A ideia de romper ou expandir a monogamia aciona em muitas pessoas os fantasmas que aterrorizam aquilo que se constituem as tradições mais valorizadas em várias sociedades – matrimônio, família, amor, sexo. O medo de que tais tradições não mais existam assusta e pode provocar repulsa. Nesse caso, o medo aumenta, pois envolve um componente tabu – o sexo. Imaginar que três pessoas se relacionam é imaginar o sexo, e isso é perigoso. Não que isso seja novidade, pelo contrário. Como prática sexual, o ménage a trois existe há tempos; como prática social, relações entre três pessoas também sempre existiram, no entanto, mais frequentemente, de forma não consentida e ou até mesmo autorizada socialmente, no caso dos homens heterossexuais e suas amantes, por exemplo.

O componente de novidade das relações poliamorosas é, justamente, a possibilidade de que essas relações sejam vividas de forma honesta e consentida. Como numa relação monogâmica, no poliamor também deve haver uma ética, que implica em negociar os termos da relação. Quais são os limites? O que é aceitável e o que não é permitido? Do que se deve abrir mão? A relação será aberta? Os parceiros e parceiras poderão ter relações paralelas – duradouras ou não? Ou será uma relação fechada? De um modo ou de outro, sempre tem que haver acordos.

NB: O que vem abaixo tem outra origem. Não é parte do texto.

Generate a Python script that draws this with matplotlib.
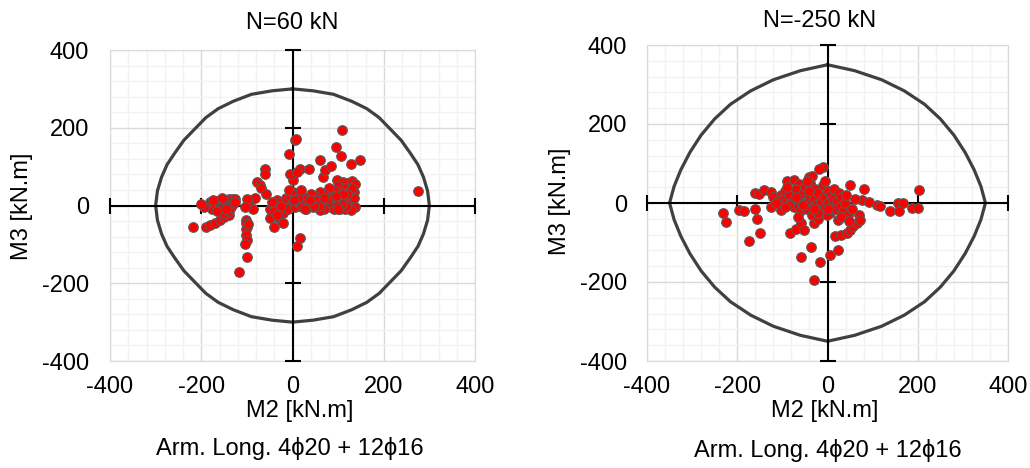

Assim, não se trata de eleger um novo modelo ou de dizer que os relacionamentos monogâmicos, entre duas pessoas, são ultrapassados ou mais repressivos. Estamos falando de relações entre pessoas, que não nascem se relacionando, mas aprendem. Carregamos para as nossas relações sociais o que aprendemos sobre amor e liberdade. Sendo assim, envolve as crenças, as atitudes, os valores e até mesmo o caráter das pessoas envolvidas. O convite é para pensar de forma crítica e ao mesmo plural. Esse é o nosso desafio, rumo a um mundo menos normativo.